Copy out exactly the lines from the one holding "Emit a Python" through the one holding "-1.82, -2.03, -2.19]", ends included; omit images.

───── Entries shown

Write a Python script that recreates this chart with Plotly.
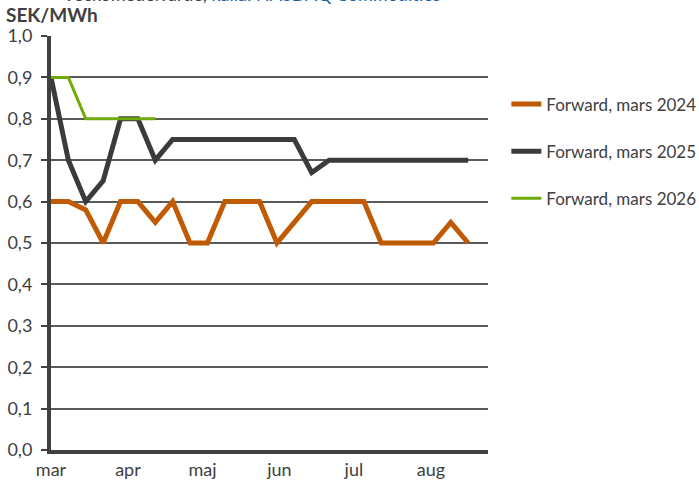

──────────
───── Entries shown

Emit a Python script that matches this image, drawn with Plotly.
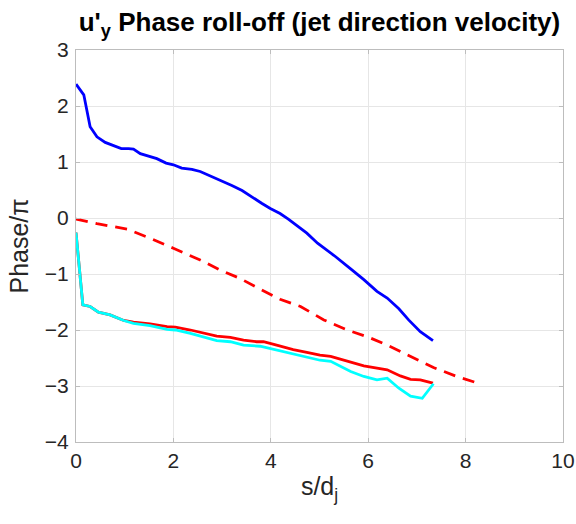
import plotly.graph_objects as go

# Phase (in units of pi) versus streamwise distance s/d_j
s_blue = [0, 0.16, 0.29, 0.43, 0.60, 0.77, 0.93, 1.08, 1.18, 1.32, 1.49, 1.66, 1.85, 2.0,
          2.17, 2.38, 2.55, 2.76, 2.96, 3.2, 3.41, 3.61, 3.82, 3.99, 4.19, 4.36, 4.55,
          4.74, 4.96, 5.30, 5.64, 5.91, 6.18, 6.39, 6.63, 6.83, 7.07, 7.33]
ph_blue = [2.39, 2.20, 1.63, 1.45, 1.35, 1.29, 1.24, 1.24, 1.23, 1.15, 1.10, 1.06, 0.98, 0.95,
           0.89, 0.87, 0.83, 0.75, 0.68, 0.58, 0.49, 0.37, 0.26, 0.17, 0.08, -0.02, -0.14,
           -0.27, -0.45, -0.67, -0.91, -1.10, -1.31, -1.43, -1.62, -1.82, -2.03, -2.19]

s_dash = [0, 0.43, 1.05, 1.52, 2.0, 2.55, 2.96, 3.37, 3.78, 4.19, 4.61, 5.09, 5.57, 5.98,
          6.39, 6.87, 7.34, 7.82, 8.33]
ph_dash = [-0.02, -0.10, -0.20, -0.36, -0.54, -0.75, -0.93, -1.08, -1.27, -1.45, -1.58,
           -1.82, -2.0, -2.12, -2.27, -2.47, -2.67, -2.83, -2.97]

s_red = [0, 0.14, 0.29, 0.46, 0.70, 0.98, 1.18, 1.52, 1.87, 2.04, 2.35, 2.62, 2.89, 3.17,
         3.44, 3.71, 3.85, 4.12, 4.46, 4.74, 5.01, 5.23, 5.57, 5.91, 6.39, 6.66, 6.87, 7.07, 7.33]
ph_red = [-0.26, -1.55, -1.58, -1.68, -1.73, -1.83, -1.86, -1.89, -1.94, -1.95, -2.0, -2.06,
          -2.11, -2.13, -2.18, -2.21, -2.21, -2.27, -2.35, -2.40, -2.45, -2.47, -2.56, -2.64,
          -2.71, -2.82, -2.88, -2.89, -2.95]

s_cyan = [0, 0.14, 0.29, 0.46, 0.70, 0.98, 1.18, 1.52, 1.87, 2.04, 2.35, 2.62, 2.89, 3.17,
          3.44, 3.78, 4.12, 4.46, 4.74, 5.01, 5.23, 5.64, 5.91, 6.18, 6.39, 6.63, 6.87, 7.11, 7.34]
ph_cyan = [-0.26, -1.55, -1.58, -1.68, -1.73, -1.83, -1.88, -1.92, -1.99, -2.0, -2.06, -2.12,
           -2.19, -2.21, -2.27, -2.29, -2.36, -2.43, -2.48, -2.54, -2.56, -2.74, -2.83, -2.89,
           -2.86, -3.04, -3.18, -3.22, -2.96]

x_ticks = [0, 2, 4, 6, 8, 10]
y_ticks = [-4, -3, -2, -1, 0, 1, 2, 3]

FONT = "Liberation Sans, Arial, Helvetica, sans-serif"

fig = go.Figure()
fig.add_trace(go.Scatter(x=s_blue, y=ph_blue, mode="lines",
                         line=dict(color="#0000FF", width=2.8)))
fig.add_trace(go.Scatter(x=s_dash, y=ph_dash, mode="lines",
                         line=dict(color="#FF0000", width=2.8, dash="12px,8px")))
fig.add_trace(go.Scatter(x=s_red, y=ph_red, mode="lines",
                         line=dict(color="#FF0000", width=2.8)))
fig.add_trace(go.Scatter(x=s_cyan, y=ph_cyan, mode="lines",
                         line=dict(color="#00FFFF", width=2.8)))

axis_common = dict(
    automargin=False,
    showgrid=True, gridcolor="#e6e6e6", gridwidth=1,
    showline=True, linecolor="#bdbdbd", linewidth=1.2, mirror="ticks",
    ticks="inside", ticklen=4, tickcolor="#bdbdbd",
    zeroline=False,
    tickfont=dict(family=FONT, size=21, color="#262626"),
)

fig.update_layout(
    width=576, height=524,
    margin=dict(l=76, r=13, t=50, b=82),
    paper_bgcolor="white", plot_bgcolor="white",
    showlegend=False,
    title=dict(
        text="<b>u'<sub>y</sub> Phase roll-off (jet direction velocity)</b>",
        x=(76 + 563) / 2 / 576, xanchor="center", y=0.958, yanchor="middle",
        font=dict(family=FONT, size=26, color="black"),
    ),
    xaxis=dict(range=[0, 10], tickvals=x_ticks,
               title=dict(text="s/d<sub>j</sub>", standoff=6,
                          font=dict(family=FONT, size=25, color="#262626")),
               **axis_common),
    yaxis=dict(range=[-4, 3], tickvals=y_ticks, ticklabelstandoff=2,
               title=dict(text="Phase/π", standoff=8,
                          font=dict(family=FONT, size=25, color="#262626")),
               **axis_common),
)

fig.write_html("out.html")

──────────

> Exercise solution:
Emit a Python script that matches this image, drawn with Plotly.
import plotly.graph_objects as go

# Phase (in units of pi) versus streamwise distance s/d_j
s_blue = [0, 0.16, 0.29, 0.43, 0.60, 0.77, 0.93, 1.08, 1.18, 1.32, 1.49, 1.66, 1.85, 2.0,
          2.17, 2.38, 2.55, 2.76, 2.96, 3.2, 3.41, 3.61, 3.82, 3.99, 4.19, 4.36, 4.55,
          4.74, 4.96, 5.30, 5.64, 5.91, 6.18, 6.39, 6.63, 6.83, 7.07, 7.33]
ph_blue = [2.39, 2.20, 1.63, 1.45, 1.35, 1.29, 1.24, 1.24, 1.23, 1.15, 1.10, 1.06, 0.98, 0.95,
           0.89, 0.87, 0.83, 0.75, 0.68, 0.58, 0.49, 0.37, 0.26, 0.17, 0.08, -0.02, -0.14,
           -0.27, -0.45, -0.67, -0.91, -1.10, -1.31, -1.43, -1.62, -1.82, -2.03, -2.19]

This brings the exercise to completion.